## [Available records]
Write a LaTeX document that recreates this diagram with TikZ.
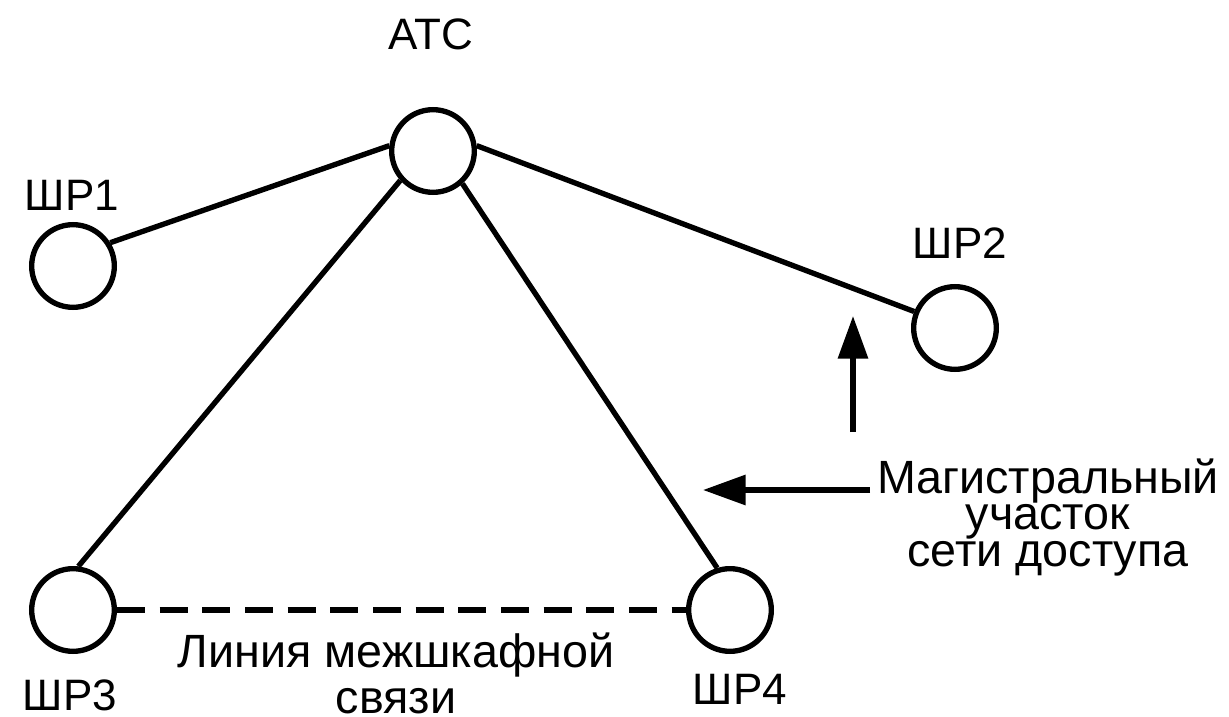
\documentclass[tikz,border=0pt]{standalone}
\usepackage{fontspec}
\setmainfont{Liberation Sans}
\usetikzlibrary{arrows.meta}

\begin{document}
\begin{tikzpicture}[x=0.75pt,y=0.75pt,yscale=-1,xscale=1,
  shr/.style={circle,draw,line width=4pt,minimum size=62pt,inner sep=0pt},
  lbl/.style={font=\fontsize{33}{40}\selectfont,inner sep=0pt,anchor=base},
  link/.style={line width=4pt},
  ptr/.style={line width=4pt,-{Triangle[length=32pt,width=22pt]}}]
\useasboundingbox (0,0) rectangle (1229,717);

%Circles
\node [shr] (atc) at (433,151) {};
\node [shr] (shr1) at (73,266) {};
\node [shr] (shr2) at (955,328) {};
\node [shr] (shr3) at (73,610) {};
\node [shr] (shr4) at (730,610) {};

%Straight Lines
\draw [link] (atc.173) -- (shr1.32);
\draw [link] (atc.7) -- (shr2.158);
\draw [link] (atc.222) -- (shr3.83);
\draw [link] (atc.312) -- (shr4.107);
%Dashed line
\draw [link, dash pattern={on 21pt off 11pt}] (shr3) -- (shr4);

% Text Node
\node [lbl] (atclbl) at (431,50) {АТС};
\node [lbl] (shr1lbl) at (72,210) {ШР1};
\node [lbl] (shr2lbl) at (960,258) {ШР2};
\node [lbl] (shr3lbl) at (70,710) {ШР3};
\node [lbl] (shr4lbl) at (740,704) {ШР4};
% last line on the base anchor
\node [lbl, align=center, font=\fontsize{35}{34.5}\selectfont] (mezhlbl) at (396,713) {Линия межшкафной\\связи};
\node [lbl, align=center, font=\fontsize{35}{25.5}\selectfont] (maglbl) at (1048,566) {Магистральный\\участок\\сети доступа};

%Arrows
\coordinate (vtail) at (853,432);
\coordinate (vtip) at (853,316);
\draw [ptr] (vtail) -- (vtip);
\coordinate (htip) at (703,490);
\draw [ptr] ([xshift=-5pt]maglbl.west |- htip) -- (htip);

\end{tikzpicture}
\end{document}
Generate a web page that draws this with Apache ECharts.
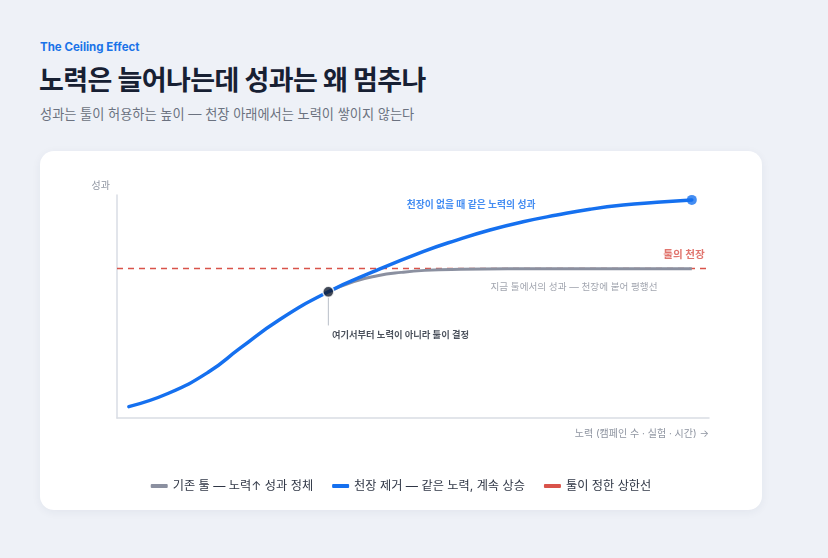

## [Problem requirements]
Reproduce each line exactly, please, except for any pictures.

## [Correct answer]
Write a LaTeX document that recreates this diagram with TikZ.
\documentclass[tikz,border=0pt]{standalone}
\usepackage{fontspec}
\setmainfont{Liberation Sans}
\usetikzlibrary{arrows.meta}

\begin{document}
\begin{tikzpicture}[x=0.75pt,y=0.75pt,yscale=-1,xscale=1,
  shr/.style={circle,draw,line width=4pt,minimum size=62pt,inner sep=0pt},
  lbl/.style={font=\fontsize{33}{40}\selectfont,inner sep=0pt,anchor=base},
  link/.style={line width=4pt},
  ptr/.style={line width=4pt,-{Triangle[length=32pt,width=22pt]}}]
\useasboundingbox (0,0) rectangle (1229,717);

%Circles
\node [shr] (atc) at (433,151) {};
\node [shr] (shr1) at (73,266) {};
\node [shr] (shr2) at (955,328) {};
\node [shr] (shr3) at (73,610) {};
\node [shr] (shr4) at (730,610) {};

%Straight Lines
\draw [link] (atc.173) -- (shr1.32);
\draw [link] (atc.7) -- (shr2.158);
\draw [link] (atc.222) -- (shr3.83);
\draw [link] (atc.312) -- (shr4.107);
%Dashed line
\draw [link, dash pattern={on 21pt off 11pt}] (shr3) -- (shr4);

% Text Node
\node [lbl] (atclbl) at (431,50) {АТС};
\node [lbl] (shr1lbl) at (72,210) {ШР1};
\node [lbl] (shr2lbl) at (960,258) {ШР2};
\node [lbl] (shr3lbl) at (70,710) {ШР3};
\node [lbl] (shr4lbl) at (740,704) {ШР4};
% last line on the base anchor
\node [lbl, align=center, font=\fontsize{35}{34.5}\selectfont] (mezhlbl) at (396,713) {Линия межшкафной\\связи};
\node [lbl, align=center, font=\fontsize{35}{25.5}\selectfont] (maglbl) at (1048,566) {Магистральный\\участок\\сети доступа};

%Arrows
\coordinate (vtail) at (853,432);
\coordinate (vtip) at (853,316);
\draw [ptr] (vtail) -- (vtip);
\coordinate (htip) at (703,490);
\draw [ptr] ([xshift=-5pt]maglbl.west |- htip) -- (htip);

\end{tikzpicture}
\end{document}
Generate a web page that draws this with Apache ECharts.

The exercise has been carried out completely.